* **Source excerpt**:
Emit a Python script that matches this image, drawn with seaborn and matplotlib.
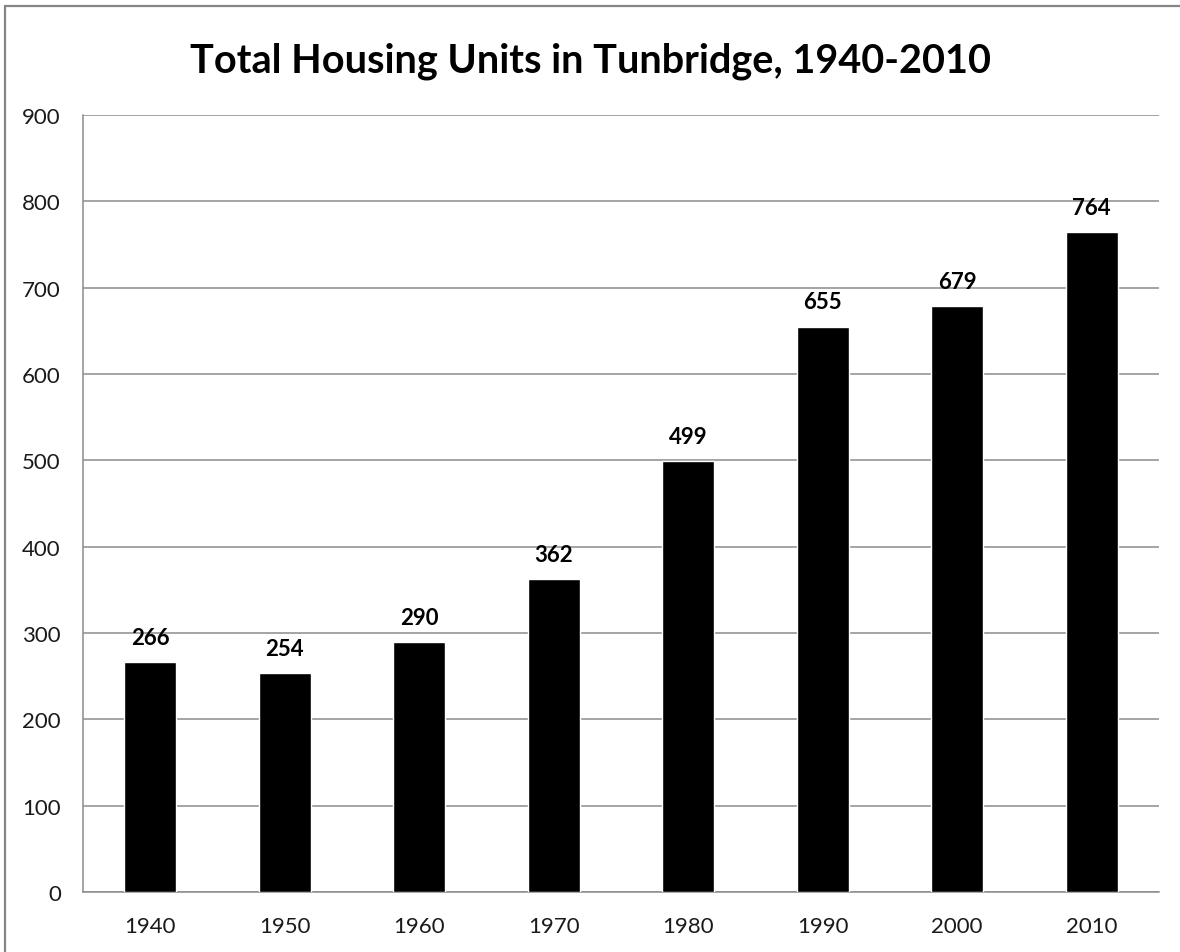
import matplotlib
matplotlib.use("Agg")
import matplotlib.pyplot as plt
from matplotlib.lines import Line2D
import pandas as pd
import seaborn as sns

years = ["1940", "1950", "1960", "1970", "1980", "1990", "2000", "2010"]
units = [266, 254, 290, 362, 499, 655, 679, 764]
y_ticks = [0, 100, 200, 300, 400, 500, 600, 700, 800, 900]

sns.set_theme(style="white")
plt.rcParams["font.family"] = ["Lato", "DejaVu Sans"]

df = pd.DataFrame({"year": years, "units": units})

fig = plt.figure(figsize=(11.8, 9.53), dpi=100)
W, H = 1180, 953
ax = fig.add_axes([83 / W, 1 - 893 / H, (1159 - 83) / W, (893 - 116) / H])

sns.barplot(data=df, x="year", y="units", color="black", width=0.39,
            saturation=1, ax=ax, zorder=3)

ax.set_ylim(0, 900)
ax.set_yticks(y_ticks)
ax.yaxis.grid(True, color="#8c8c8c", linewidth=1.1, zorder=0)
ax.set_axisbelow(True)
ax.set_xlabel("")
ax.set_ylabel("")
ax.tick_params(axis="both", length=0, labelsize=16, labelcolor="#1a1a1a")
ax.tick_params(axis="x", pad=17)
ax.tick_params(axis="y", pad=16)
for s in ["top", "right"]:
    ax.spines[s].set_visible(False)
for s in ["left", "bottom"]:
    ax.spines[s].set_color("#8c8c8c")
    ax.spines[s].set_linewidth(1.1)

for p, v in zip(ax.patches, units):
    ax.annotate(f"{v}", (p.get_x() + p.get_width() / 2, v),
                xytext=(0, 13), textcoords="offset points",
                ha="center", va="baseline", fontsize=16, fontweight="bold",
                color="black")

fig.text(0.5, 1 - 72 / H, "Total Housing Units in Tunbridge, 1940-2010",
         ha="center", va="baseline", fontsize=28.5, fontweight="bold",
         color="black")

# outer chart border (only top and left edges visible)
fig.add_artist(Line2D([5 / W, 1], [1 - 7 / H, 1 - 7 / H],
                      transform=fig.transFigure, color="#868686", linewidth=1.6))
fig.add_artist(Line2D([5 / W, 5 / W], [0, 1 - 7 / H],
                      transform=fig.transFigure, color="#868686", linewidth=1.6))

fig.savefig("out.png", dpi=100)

* **Task prompt**: Quote the data above in full, leaving out the pictures it holds.

* **Answer for this exercise**:
Emit a Python script that matches this image, drawn with seaborn and matplotlib.
import matplotlib
matplotlib.use("Agg")
import matplotlib.pyplot as plt
from matplotlib.lines import Line2D
import pandas as pd
import seaborn as sns

years = ["1940", "1950", "1960", "1970", "1980", "1990", "2000", "2010"]
units = [266, 254, 290, 362, 499, 655, 679, 764]
y_ticks = [0, 100, 200, 300, 400, 500, 600, 700, 800, 900]

sns.set_theme(style="white")
plt.rcParams["font.family"] = ["Lato", "DejaVu Sans"]

df = pd.DataFrame({"year": years, "units": units})

fig = plt.figure(figsize=(11.8, 9.53), dpi=100)
W, H = 1180, 953
ax = fig.add_axes([83 / W, 1 - 893 / H, (1159 - 83) / W, (893 - 116) / H])

sns.barplot(data=df, x="year", y="units", color="black", width=0.39,
            saturation=1, ax=ax, zorder=3)

ax.set_ylim(0, 900)
ax.set_yticks(y_ticks)
ax.yaxis.grid(True, color="#8c8c8c", linewidth=1.1, zorder=0)
ax.set_axisbelow(True)
ax.set_xlabel("")
ax.set_ylabel("")
ax.tick_params(axis="both", length=0, labelsize=16, labelcolor="#1a1a1a")
ax.tick_params(axis="x", pad=17)
ax.tick_params(axis="y", pad=16)
for s in ["top", "right"]:
    ax.spines[s].set_visible(False)
for s in ["left", "bottom"]:
    ax.spines[s].set_color("#8c8c8c")
    ax.spines[s].set_linewidth(1.1)

for p, v in zip(ax.patches, units):
    ax.annotate(f"{v}", (p.get_x() + p.get_width() / 2, v),
                xytext=(0, 13), textcoords="offset points",
                ha="center", va="baseline", fontsize=16, fontweight="bold",
                color="black")

fig.text(0.5, 1 - 72 / H, "Total Housing Units in Tunbridge, 1940-2010",
         ha="center", va="baseline", fontsize=28.5, fontweight="bold",
         color="black")

# outer chart border (only top and left edges visible)
fig.add_artist(Line2D([5 / W, 1], [1 - 7 / H, 1 - 7 / H],
                      transform=fig.transFigure, color="#868686", linewidth=1.6))
fig.add_artist(Line2D([5 / W, 5 / W], [0, 1 - 7 / H],
                      transform=fig.transFigure, color="#868686", linewidth=1.6))

fig.savefig("out.png", dpi=100)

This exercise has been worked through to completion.